There are few individual spots in the world that can have inspired such a multitude of writings and legends as this tantalizing rock with its inaccessible cliffs and its exquisite confusion of clustering gardens and forbidding mountain peaks. Who has not read of the golden broom, the roses and the wistaria, and the oranges dripping from their dark-leaved trees? Of the grassy vales and wind-blown uplands, the damp deep gorges, the weathered crags, and falling cliffs a thousand feet sheer to the peacock hues of the sea? Of the grottos, the villas and the miniature castles?
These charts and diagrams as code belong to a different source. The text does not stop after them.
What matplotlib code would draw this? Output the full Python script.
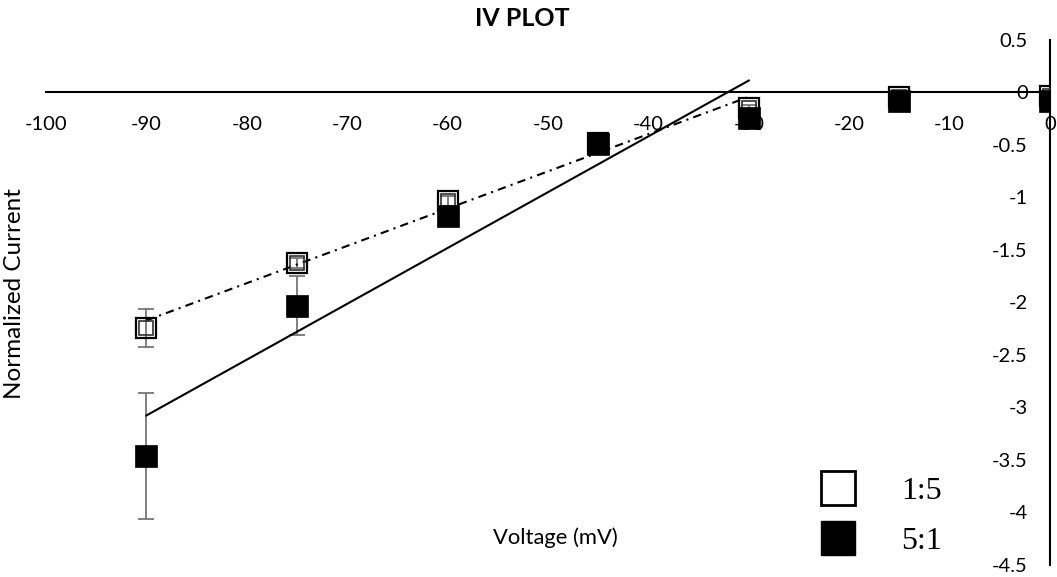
import numpy as np
import matplotlib
matplotlib.use("Agg")
import matplotlib.pyplot as plt
from matplotlib.lines import Line2D
from matplotlib.ticker import FuncFormatter

plt.rcParams['axes.unicode_minus'] = False
plt.rcParams['font.family'] = ['Lato', 'DejaVu Sans']

# holding potentials (mV) and normalized currents for the two solution ratios
voltage = [-90, -75, -60, -45, -30, -15, 0]
current_1to5 = [-2.24, -1.625, -1.035, -0.48, -0.15, -0.04, -0.03]
err_1to5 = [0.18, 0.05, 0.05, 0.03, 0.03, 0.02, 0.02]
current_5to1 = [-3.46, -2.03, -1.18, -0.495, -0.24, -0.08, -0.08]
err_5to1 = [0.60, 0.28, 0.04, 0.03, 0.03, 0.02, 0.02]

# linear fits are taken over the -90..-30 mV range only
fit_n = 5

x_ticks = list(range(-100, 1, 10))
y_ticks = list(np.arange(-4.5, 0.51, 0.5))

fig = plt.figure(figsize=(10.57, 5.77), dpi=100)
ax = fig.add_axes([0.0435, 0.0208, 0.9499, 0.9099])
ax.set_xlim(-100, 0)
ax.set_ylim(-4.5, 0.5)

# axes cross at the origin, Excel style
for side in ['top', 'right']:
    ax.spines[side].set_visible(False)
ax.spines['bottom'].set_position(('data', 0))
ax.spines['left'].set_position(('data', 0))
for side in ['bottom', 'left']:
    ax.spines[side].set_linewidth(1.5)
    ax.spines[side].set_color('black')

ax.set_xticks(x_ticks)
ax.set_yticks(y_ticks)
ax.xaxis.set_major_formatter(FuncFormatter(lambda v, p: '%g' % v))
ax.yaxis.set_major_formatter(FuncFormatter(lambda v, p: '%g' % v))
ax.tick_params(axis='x', length=0, pad=17, labelsize=14.5)
ax.tick_params(axis='y', length=0, pad=16, labelsize=14.5)

# trend lines
vx = np.array(voltage[:fit_n])
p15 = np.polyfit(vx, current_1to5[:fit_n], 1)
p51 = np.polyfit(vx, current_5to1[:fit_n], 1)
xs = np.array([vx.min(), vx.max()])
ax.plot(xs, np.polyval(p15, xs), color='black', lw=1.5,
        linestyle=(0, (4, 2.5, 1, 2.5)), zorder=3)
ax.plot(xs, np.polyval(p51, xs), color='black', lw=1.5, zorder=3)

# error bars
ax.errorbar(voltage, current_1to5, yerr=err_1to5, fmt='none', ecolor='#767676',
            elinewidth=1.3, capsize=6, capthick=1.3, zorder=2)
ax.errorbar(voltage, current_5to1, yerr=err_5to1, fmt='none', ecolor='#767676',
            elinewidth=1.3, capsize=6, capthick=1.3, zorder=2)

# open squares drawn with a double outline
ax.plot(voltage, current_1to5, linestyle='none', marker='s', markersize=15,
        markerfacecolor='none', markeredgecolor='black', markeredgewidth=1.6, zorder=4)
ax.plot(voltage, current_1to5, linestyle='none', marker='s', markersize=10.5,
        markerfacecolor='none', markeredgecolor='#303030', markeredgewidth=1.2, zorder=4)
ax.plot(voltage, current_5to1, linestyle='none', marker='s', markersize=16,
        markerfacecolor='black', markeredgecolor='black', markeredgewidth=0.5, zorder=5)

fig.text(0.494, 1 - 18 / 577, 'IV PLOT', ha='center', va='center',
         fontsize=18, fontweight='bold')
ax.set_xlabel('Voltage (mV)', fontsize=15.8)
ax.xaxis.set_label_coords(0.507, 0.052)
ax.xaxis.label.set_va('center')
ax.set_ylabel('Normalized Current', fontsize=17.5)
ax.yaxis.set_label_coords(-0.031, 0.517)
ax.yaxis.label.set_va('center')

handles = [
    Line2D([], [], linestyle='none', marker='s', markersize=24,
           markerfacecolor='white', markeredgecolor='black', markeredgewidth=2),
    Line2D([], [], linestyle='none', marker='s', markersize=24,
           markerfacecolor='black', markeredgecolor='black'),
]
ax.legend(handles, ['1:5', '5:1'], loc='upper left',
          bbox_to_anchor=(820 / 1057, 1 - 477 / 577), bbox_transform=fig.transFigure,
          frameon=False, borderpad=0, borderaxespad=0, handlelength=1.1,
          handletextpad=1.45, labelspacing=0.65,
          prop={'family': 'Liberation Serif', 'size': 23})

fig.savefig('out.png', dpi=100)
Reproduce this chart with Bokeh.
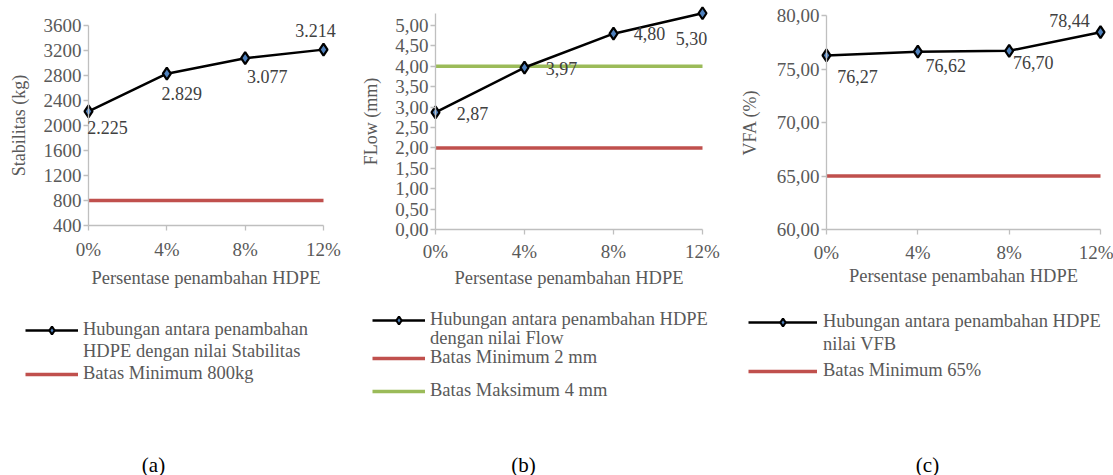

History has left her touch: the bath of Tiberius, the castle of Barbarossa; the old red coats of the troops of Sir Hudson Lowe, the literary lustres of Compton Mackenzie; Marchesa Casati posed amid her bearskins; Gerard Lee Bevan disguised as Mr Smith; the Queen of Sweden in a green veil; each adds its breath to that siren charm, which so many outcasts, artists, and elderly women in search of adventure in small communities, find impossible to resist. Imagine it in the old days, when the Phoenician steps, cut in precipitous flights up nine hundred feet of cliff, were the only possible approach to Anacapri, when the tourist steamer was the exception rather than the daily rule. The siren of today, draped in a kind of aesthetic Union Jack, is the siren isle of yesterday, grown old with wooing.